▶ [TASK STATEMENT] Leave out the pictures and repeat the rest of the material exactly.

↓↓↓

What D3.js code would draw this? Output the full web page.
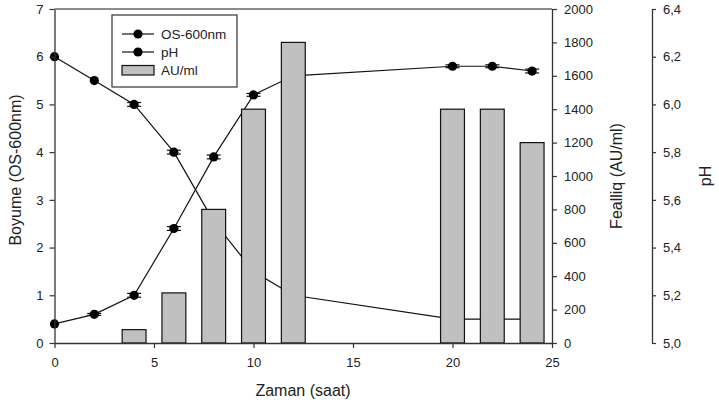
<!DOCTYPE html>
<html><head><meta charset="utf-8">
<script src="https://cdn.jsdelivr.net/npm/d3@7"></script>
<style>body{margin:0;background:#fff}svg{display:block;font-family:"Liberation Sans",Arial,sans-serif}</style>
</head><body><svg id="c" width="719" height="404"></svg>
<script>
const times = [0, 2, 4, 6, 8, 10, 12, 20, 22, 24];
const growth = [0.4, 0.6, 1.0, 2.4, 3.9, 5.2, 5.6, 5.8, 5.8, 5.7];
const growthErr = [0, 0.02, 0.04, 0.04, 0.04, 0.03, 0, 0.03, 0.03, 0.04];
const pH = [6.2, 6.1, 6.0, 5.8, 5.51, 5.3, 5.2, 5.1, 5.1, 5.1];
const pHErr = [0, 0, 0.008, 0.008, 0, 0, 0, 0, 0, 0];
const barTimes = [4, 6, 8, 10, 12, 20, 22, 24];
const activity = [80, 300, 800, 1400, 1800, 1400, 1400, 1200];
const xTicks = [0, 5, 10, 15, 20, 25];
const leftTicks = [0, 1, 2, 3, 4, 5, 6, 7];
const auTicks = [0, 200, 400, 600, 800, 1000, 1200, 1400, 1600, 1800, 2000];
const pHTicks = [5.0, 5.2, 5.4, 5.6, 5.8, 6.0, 6.2, 6.4];
const legendLabels = ["OS-600nm", "pH", "AU/ml"];

const svg = d3.select("#c");
const L = 54.5, R = 552, T = 9, B = 343;
const x = d3.scaleLinear().domain([0, 25]).range([L, R]);
const yL = d3.scaleLinear().domain([0, 7]).range([B, T]);
const yAU = d3.scaleLinear().domain([0, 2000]).range([B, T]);
const yPH = d3.scaleLinear().domain([5.0, 6.4]).range([B, T]);
const axisCol = "#333";

// lines (drawn beneath bars)
const lineG = d3.line().x((d, i) => x(times[i])).y(d => yL(d));
const linePH = d3.line().x((d, i) => x(times[i])).y(d => yPH(d));
svg.append("path").attr("d", lineG(growth)).attr("fill", "none").attr("stroke", "#111").attr("stroke-width", 1.2);
svg.append("path").attr("d", linePH(pH)).attr("fill", "none").attr("stroke", "#111").attr("stroke-width", 1.2);

function markers(vals, errs, ys) {
  const g = svg.append("g");
  vals.forEach((v, i) => {
    const cx = x(times[i]), cy = ys(v);
    if (errs[i] > 0) {
      const e = errs[i];
      g.append("line").attr("x1", cx).attr("x2", cx).attr("y1", ys(v + e)).attr("y2", ys(v - e)).attr("stroke", "#111").attr("stroke-width", 1);
      [v + e, v - e].forEach(w => g.append("line").attr("x1", cx - 7).attr("x2", cx + 7).attr("y1", ys(w)).attr("y2", ys(w)).attr("stroke", "#111").attr("stroke-width", 1.2));
    }
    g.append("circle").attr("cx", cx).attr("cy", cy).attr("r", 4.6).attr("fill", "#000");
  });
}
markers(growth, growthErr, yL);
markers(pH, pHErr, yPH);

// bars on top
const bw = x(1.2) - x(0);
svg.append("g").selectAll("rect").data(activity).join("rect")
  .attr("x", (d, i) => x(barTimes[i]) - bw / 2).attr("width", bw)
  .attr("y", d => yAU(d)).attr("height", d => B - yAU(d))
  .attr("fill", "#c0c0c0").attr("stroke", "#111").attr("stroke-width", 1.2);

// frame top
svg.append("line").attr("x1", L).attr("x2", R).attr("y1", T).attr("y2", T).attr("stroke", "#666").attr("stroke-width", 1.3);

function styleAxis(g, fs) {
  g.selectAll(".domain").attr("stroke", axisCol).attr("stroke-width", 1.3);
  g.selectAll(".tick line").attr("stroke", axisCol).attr("stroke-width", 1.2);
  g.selectAll("text").attr("font-size", fs).attr("fill", "#222").attr("font-family", "Liberation Sans, Arial, sans-serif");
}
const ax = svg.append("g").attr("transform", `translate(0,${B})`).call(d3.axisBottom(x).tickValues(xTicks).tickSize(5).tickSizeOuter(0).tickPadding(10));
styleAxis(ax, 13);
const ayL = svg.append("g").attr("transform", `translate(${L},0)`).call(d3.axisLeft(yL).tickValues(leftTicks).tickSize(5).tickSizeOuter(0).tickPadding(6).tickFormat(d3.format("d")));
styleAxis(ayL, 13);
const ayAU = svg.append("g").attr("transform", `translate(${R},0)`).call(d3.axisRight(yAU).tickValues(auTicks).tickSize(5).tickSizeOuter(0).tickPadding(7).tickFormat(d3.format("d")));
styleAxis(ayAU, 13);
const ayPH = svg.append("g").attr("transform", `translate(652,0)`).call(d3.axisRight(yPH).tickValues(pHTicks).tickSize(4).tickSizeOuter(0).tickPadding(7).tickFormat(d => d.toFixed(1).replace(".", ",")));
styleAxis(ayPH, 13);

// titles
const tf = "Liberation Sans, Arial, sans-serif";
svg.append("text").attr("x", 303).attr("y", 396).attr("text-anchor", "middle").attr("font-size", 16).attr("fill", "#222").attr("font-family", tf).text("Zaman (saat)");
svg.append("text").attr("transform", "translate(21,170) rotate(-90)").attr("text-anchor", "middle").attr("font-size", 16).attr("fill", "#222").attr("font-family", tf).text("Boyume (OS-600nm)");
svg.append("text").attr("transform", "translate(622,176) rotate(-90)").attr("text-anchor", "middle").attr("font-size", 16).attr("fill", "#222").attr("font-family", tf).text("Fealliq (AU/ml)");
svg.append("text").attr("transform", "translate(711,176) rotate(-90)").attr("text-anchor", "middle").attr("font-size", 16).attr("fill", "#222").attr("font-family", tf).text("pH");

// legend
const lg = svg.append("g");
lg.append("rect").attr("x", 112).attr("y", 15).attr("width", 125).attr("height", 72).attr("fill", "#fff").attr("stroke", "#333").attr("stroke-width", 1.2);
const rowsY = [34, 52, 70];
legendLabels.forEach((lab, i) => {
  const yy = rowsY[i];
  if (i < 2) {
    lg.append("line").attr("x1", 122).attr("x2", 154).attr("y1", yy).attr("y2", yy).attr("stroke", "#111").attr("stroke-width", 1.2);
    lg.append("circle").attr("cx", 138).attr("cy", yy).attr("r", 4.6).attr("fill", "#000");
  } else {
    lg.append("rect").attr("x", 122).attr("y", yy - 4.5).attr("width", 32).attr("height", 9.5).attr("fill", "#c0c0c0").attr("stroke", "#111").attr("stroke-width", 1.2);
  }
  lg.append("text").attr("x", 161).attr("y", yy + 5).attr("font-size", 13.5).attr("fill", "#222").attr("font-family", tf).text(lab);
});
</script></body></html>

↑↑↑

▶ [RESPONSE TO THE TASK]
What D3.js code would draw this? Output the full web page.
<!DOCTYPE html>
<html><head><meta charset="utf-8">
<script src="https://cdn.jsdelivr.net/npm/d3@7"></script>
<style>body{margin:0;background:#fff}svg{display:block;font-family:"Liberation Sans",Arial,sans-serif}</style>
</head><body><svg id="c" width="719" height="404"></svg>
<script>
const times = [0, 2, 4, 6, 8, 10, 12, 20, 22, 24];
const growth = [0.4, 0.6, 1.0, 2.4, 3.9, 5.2, 5.6, 5.8, 5.8, 5.7];
const growthErr = [0, 0.02, 0.04, 0.04, 0.04, 0.03, 0, 0.03, 0.03, 0.04];
const pH = [6.2, 6.1, 6.0, 5.8, 5.51, 5.3, 5.2, 5.1, 5.1, 5.1];
const pHErr = [0, 0, 0.008, 0.008, 0, 0, 0, 0, 0, 0];
const barTimes = [4, 6, 8, 10, 12, 20, 22, 24];
const activity = [80, 300, 800, 1400, 1800, 1400, 1400, 1200];
const xTicks = [0, 5, 10, 15, 20, 25];
const leftTicks = [0, 1, 2, 3, 4, 5, 6, 7];
const auTicks = [0, 200, 400, 600, 800, 1000, 1200, 1400, 1600, 1800, 2000];
const pHTicks = [5.0, 5.2, 5.4, 5.6, 5.8, 6.0, 6.2, 6.4];
const legendLabels = ["OS-600nm", "pH", "AU/ml"];

const svg = d3.select("#c");
const L = 54.5, R = 552, T = 9, B = 343;
const x = d3.scaleLinear().domain([0, 25]).range([L, R]);
const yL = d3.scaleLinear().domain([0, 7]).range([B, T]);
const yAU = d3.scaleLinear().domain([0, 2000]).range([B, T]);
const yPH = d3.scaleLinear().domain([5.0, 6.4]).range([B, T]);
const axisCol = "#333";

// lines (drawn beneath bars)
const lineG = d3.line().x((d, i) => x(times[i])).y(d => yL(d));
const linePH = d3.line().x((d, i) => x(times[i])).y(d => yPH(d));
svg.append("path").attr("d", lineG(growth)).attr("fill", "none").attr("stroke", "#111").attr("stroke-width", 1.2);
svg.append("path").attr("d", linePH(pH)).attr("fill", "none").attr("stroke", "#111").attr("stroke-width", 1.2);

function markers(vals, errs, ys) {
  const g = svg.append("g");
  vals.forEach((v, i) => {
    const cx = x(times[i]), cy = ys(v);
    if (errs[i] > 0) {
      const e = errs[i];
      g.append("line").attr("x1", cx).attr("x2", cx).attr("y1", ys(v + e)).attr("y2", ys(v - e)).attr("stroke", "#111").attr("stroke-width", 1);
      [v + e, v - e].forEach(w => g.append("line").attr("x1", cx - 7).attr("x2", cx + 7).attr("y1", ys(w)).attr("y2", ys(w)).attr("stroke", "#111").attr("stroke-width", 1.2));
    }
    g.append("circle").attr("cx", cx).attr("cy", cy).attr("r", 4.6).attr("fill", "#000");
  });
}
markers(growth, growthErr, yL);
markers(pH, pHErr, yPH);

// bars on top
const bw = x(1.2) - x(0);
svg.append("g").selectAll("rect").data(activity).join("rect")
  .attr("x", (d, i) => x(barTimes[i]) - bw / 2).attr("width", bw)
  .attr("y", d => yAU(d)).attr("height", d => B - yAU(d))
  .attr("fill", "#c0c0c0").attr("stroke", "#111").attr("stroke-width", 1.2);

// frame top
svg.append("line").attr("x1", L).attr("x2", R).attr("y1", T).attr("y2", T).attr("stroke", "#666").attr("stroke-width", 1.3);

function styleAxis(g, fs) {
  g.selectAll(".domain").attr("stroke", axisCol).attr("stroke-width", 1.3);
  g.selectAll(".tick line").attr("stroke", axisCol).attr("stroke-width", 1.2);
  g.selectAll("text").attr("font-size", fs).attr("fill", "#222").attr("font-family", "Liberation Sans, Arial, sans-serif");
}
const ax = svg.append("g").attr("transform", `translate(0,${B})`).call(d3.axisBottom(x).tickValues(xTicks).tickSize(5).tickSizeOuter(0).tickPadding(10));
styleAxis(ax, 13);
const ayL = svg.append("g").attr("transform", `translate(${L},0)`).call(d3.axisLeft(yL).tickValues(leftTicks).tickSize(5).tickSizeOuter(0).tickPadding(6).tickFormat(d3.format("d")));
styleAxis(ayL, 13);
const ayAU = svg.append("g").attr("transform", `translate(${R},0)`).call(d3.axisRight(yAU).tickValues(auTicks).tickSize(5).tickSizeOuter(0).tickPadding(7).tickFormat(d3.format("d")));
styleAxis(ayAU, 13);
const ayPH = svg.append("g").attr("transform", `translate(652,0)`).call(d3.axisRight(yPH).tickValues(pHTicks).tickSize(4).tickSizeOuter(0).tickPadding(7).tickFormat(d => d.toFixed(1).replace(".", ",")));
styleAxis(ayPH, 13);

// titles
const tf = "Liberation Sans, Arial, sans-serif";
svg.append("text").attr("x", 303).attr("y", 396).attr("text-anchor", "middle").attr("font-size", 16).attr("fill", "#222").attr("font-family", tf).text("Zaman (saat)");
svg.append("text").attr("transform", "translate(21,170) rotate(-90)").attr("text-anchor", "middle").attr("font-size", 16).attr("fill", "#222").attr("font-family", tf).text("Boyume (OS-600nm)");
svg.append("text").attr("transform", "translate(622,176) rotate(-90)").attr("text-anchor", "middle").attr("font-size", 16).attr("fill", "#222").attr("font-family", tf).text("Fealliq (AU/ml)");
svg.append("text").attr("transform", "translate(711,176) rotate(-90)").attr("text-anchor", "middle").attr("font-size", 16).attr("fill", "#222").attr("font-family", tf).text("pH");

// legend
const lg = svg.append("g");
lg.append("rect").attr("x", 112).attr("y", 15).attr("width", 125).attr("height", 72).attr("fill", "#fff").attr("stroke", "#333").attr("stroke-width", 1.2);
const rowsY = [34, 52, 70];
legendLabels.forEach((lab, i) => {
  const yy = rowsY[i];
  if (i < 2) {
    lg.append("line").attr("x1", 122).attr("x2", 154).attr("y1", yy).attr("y2", yy).attr("stroke", "#111").attr("stroke-width", 1.2);
    lg.append("circle").attr("cx", 138).attr("cy", yy).attr("r", 4.6).attr("fill", "#000");
  } else {
    lg.append("rect").attr("x", 122).attr("y", yy - 4.5).attr("width", 32).attr("height", 9.5).attr("fill", "#c0c0c0").attr("stroke", "#111").attr("stroke-width", 1.2);
  }
  lg.append("text").attr("x", 161).attr("y", yy + 5).attr("font-size", 13.5).attr("fill", "#222").attr("font-family", tf).text(lab);
});
</script></body></html>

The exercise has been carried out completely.